Murrah High School graduate Leigh Ann Pieronila is in the process of planning the 25th reunion for her class of more than 300 students.
“When I look back at high school, I remember the really fun times we had together—like paint parties and an occasional prank,” she said. “Our rivalry with Callaway fostered a lot of school pride.”
“Our class was large, and it was impossible to know everyone, so for our reunions, we plan big events and give people flexibility to spend time together their old friends. My group loved going to the Cherokee Drive-In, so when we get back together, we always try to go there,” Pieronila, a school librarian in Madison County, said.
In addition to a time of celebration, Pieronila also describes high school reunions as “a time of remembrance.”
“Every reunion, we make it a priority to remember the classmates we have lost since we last met. We recently lost a friend to cancer, so we will do something special at the reunion to remember her and the other classmates we have lost.”

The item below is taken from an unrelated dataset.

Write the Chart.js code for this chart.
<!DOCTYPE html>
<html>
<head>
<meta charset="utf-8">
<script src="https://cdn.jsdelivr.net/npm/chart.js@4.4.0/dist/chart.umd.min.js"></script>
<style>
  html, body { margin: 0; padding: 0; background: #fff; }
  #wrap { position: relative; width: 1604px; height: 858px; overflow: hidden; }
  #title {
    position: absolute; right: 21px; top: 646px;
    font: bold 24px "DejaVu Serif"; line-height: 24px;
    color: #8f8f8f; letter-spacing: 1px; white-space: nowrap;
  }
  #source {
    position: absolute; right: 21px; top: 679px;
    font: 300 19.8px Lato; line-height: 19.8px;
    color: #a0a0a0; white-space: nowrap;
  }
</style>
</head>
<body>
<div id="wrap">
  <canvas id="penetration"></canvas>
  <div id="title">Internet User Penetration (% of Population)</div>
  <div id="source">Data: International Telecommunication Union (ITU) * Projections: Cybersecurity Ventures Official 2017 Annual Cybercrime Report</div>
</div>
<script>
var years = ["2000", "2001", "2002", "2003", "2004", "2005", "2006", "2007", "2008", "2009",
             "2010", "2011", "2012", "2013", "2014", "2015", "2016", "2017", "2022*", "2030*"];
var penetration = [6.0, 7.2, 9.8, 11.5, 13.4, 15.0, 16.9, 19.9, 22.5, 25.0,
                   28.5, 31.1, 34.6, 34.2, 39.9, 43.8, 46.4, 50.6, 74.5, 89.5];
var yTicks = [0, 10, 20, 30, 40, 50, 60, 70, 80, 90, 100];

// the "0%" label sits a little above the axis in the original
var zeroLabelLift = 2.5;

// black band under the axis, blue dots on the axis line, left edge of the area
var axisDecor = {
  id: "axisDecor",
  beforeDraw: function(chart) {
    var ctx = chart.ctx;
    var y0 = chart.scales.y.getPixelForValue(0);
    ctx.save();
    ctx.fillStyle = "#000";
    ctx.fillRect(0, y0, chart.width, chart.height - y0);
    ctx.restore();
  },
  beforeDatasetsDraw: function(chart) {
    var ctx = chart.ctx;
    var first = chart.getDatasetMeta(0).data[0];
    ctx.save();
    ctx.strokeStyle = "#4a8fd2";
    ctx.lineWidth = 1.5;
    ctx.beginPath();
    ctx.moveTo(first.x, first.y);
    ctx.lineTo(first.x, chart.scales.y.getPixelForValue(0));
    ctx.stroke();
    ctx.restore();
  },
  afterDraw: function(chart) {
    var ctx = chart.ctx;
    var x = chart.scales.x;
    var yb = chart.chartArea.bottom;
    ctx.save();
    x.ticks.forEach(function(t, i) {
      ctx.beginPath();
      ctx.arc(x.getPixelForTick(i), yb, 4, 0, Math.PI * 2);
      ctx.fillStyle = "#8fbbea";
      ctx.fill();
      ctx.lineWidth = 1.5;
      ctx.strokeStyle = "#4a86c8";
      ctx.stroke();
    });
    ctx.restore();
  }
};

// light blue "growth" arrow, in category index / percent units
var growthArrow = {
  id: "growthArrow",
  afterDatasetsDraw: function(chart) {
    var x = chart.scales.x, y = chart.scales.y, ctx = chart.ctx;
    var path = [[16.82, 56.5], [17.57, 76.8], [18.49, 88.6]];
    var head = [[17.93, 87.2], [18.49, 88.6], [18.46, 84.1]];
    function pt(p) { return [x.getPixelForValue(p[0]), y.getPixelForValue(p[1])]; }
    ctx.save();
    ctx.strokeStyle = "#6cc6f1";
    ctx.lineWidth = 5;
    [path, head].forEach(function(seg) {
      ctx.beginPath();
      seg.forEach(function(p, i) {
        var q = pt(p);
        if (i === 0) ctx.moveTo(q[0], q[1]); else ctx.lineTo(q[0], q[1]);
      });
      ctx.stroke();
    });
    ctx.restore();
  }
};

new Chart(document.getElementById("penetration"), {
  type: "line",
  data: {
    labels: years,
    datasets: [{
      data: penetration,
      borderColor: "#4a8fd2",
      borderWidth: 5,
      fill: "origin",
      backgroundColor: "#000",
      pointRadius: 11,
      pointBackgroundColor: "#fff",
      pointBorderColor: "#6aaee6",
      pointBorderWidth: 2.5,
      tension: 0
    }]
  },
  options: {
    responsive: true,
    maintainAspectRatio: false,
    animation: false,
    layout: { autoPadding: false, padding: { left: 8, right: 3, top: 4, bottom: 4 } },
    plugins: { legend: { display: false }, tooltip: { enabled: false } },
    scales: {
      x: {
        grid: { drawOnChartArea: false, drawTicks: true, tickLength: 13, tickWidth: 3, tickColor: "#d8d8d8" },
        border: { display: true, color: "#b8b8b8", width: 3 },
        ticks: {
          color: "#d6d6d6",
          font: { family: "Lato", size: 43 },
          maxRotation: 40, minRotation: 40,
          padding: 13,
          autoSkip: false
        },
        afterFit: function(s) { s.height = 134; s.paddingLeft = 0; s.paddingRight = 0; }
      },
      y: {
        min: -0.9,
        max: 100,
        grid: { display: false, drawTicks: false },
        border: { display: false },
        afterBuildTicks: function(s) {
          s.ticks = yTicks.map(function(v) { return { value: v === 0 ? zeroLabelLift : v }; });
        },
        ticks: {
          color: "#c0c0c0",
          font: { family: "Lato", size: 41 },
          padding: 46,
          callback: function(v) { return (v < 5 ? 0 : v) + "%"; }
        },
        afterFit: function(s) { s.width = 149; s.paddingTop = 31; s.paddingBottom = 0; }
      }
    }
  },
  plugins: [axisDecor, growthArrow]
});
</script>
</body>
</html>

The Murrah classes of 1968, ’69 and ’70 are planning a mega-reunion on June 15-16, with activities planned at the Fairview Inn and the Country Club of Jackson.
Certainly many in that group will remember a prank played during football season of 1967.
When Bob Wright, who now practices dentistry in Alabama and Florida, was a senior in the class of 1968, he had an after-school job at the University Medical Center, where he worked with mice in a research lab. Part of his job was to inject mice with a dye, which turned the skin, ears, tail and feet blue, but the fur remained white.
When Wright saw Murrah’s school colors represented in the mice, he had a mischievous eureka! moment.
After the mice served their purposes in the lab, he began to collect the rodents; he had important plans for them as the big game between Murrah and Central High School drew nigh.
Wright said, “It was a different time, and I know that if anyone tried to pull this prank now, it would probably land them in jail.”
Wright said he diligently re-dyed 250 mice, and he and a couple of (anonymous) cronies convened at 2:00 a.m., the night before the game, and drove his blue and white critters downtown to Central.
Wright said, “We pulled into an alley behind the school and wondered how we could get in.” One of his friends found an unlocked window. They climbed through, and, in the darkness, they systematically scattered the mice throughout the building.
“After we completed our mission, we all sneaked back into our houses, and I can’t remember if I got any sleep.” He did, however, arrive early at school the next morning to run the school-supply shop, where students could buy things for class.
“When I locked the supply room and was heading to class, Mr. Robert Oakes, the vice-principal, came out of the office, and said, ‘Bob, I just got a call from the principal at Central. Would you happen to know anything about dozens, if not hundreds, of blue and white mice over there?’
“I did not deal well with deception and just responded, ‘Uhh, errr,’ which is when he invited me into his office. I was squirming.”
Wright admitted everything.
“Poor Mr. Oakes had to bite his lip in order not to laugh. He said, ‘Now, Bob, you just can’t go around doing that sort of thing,’ and that was pretty much it for being in trouble.”
Wright hastened to add, “I have managed to shed my wayward ways, but, still, I wish I could have been a fly on the wall. You know,” he said with a twinkle in his eye, “there’s just something about girls and mice.”
The best of high school seems to be in the moments—the highs and lows—that somehow linked themselves together to create an unbreakable bond between the people we held close then. Many still remain close to us in our lives now, or just in our hearts of memories. Reunions serve to bring to mind dusty memories and of times gone by, and they can help us close chapters and open new ones, too.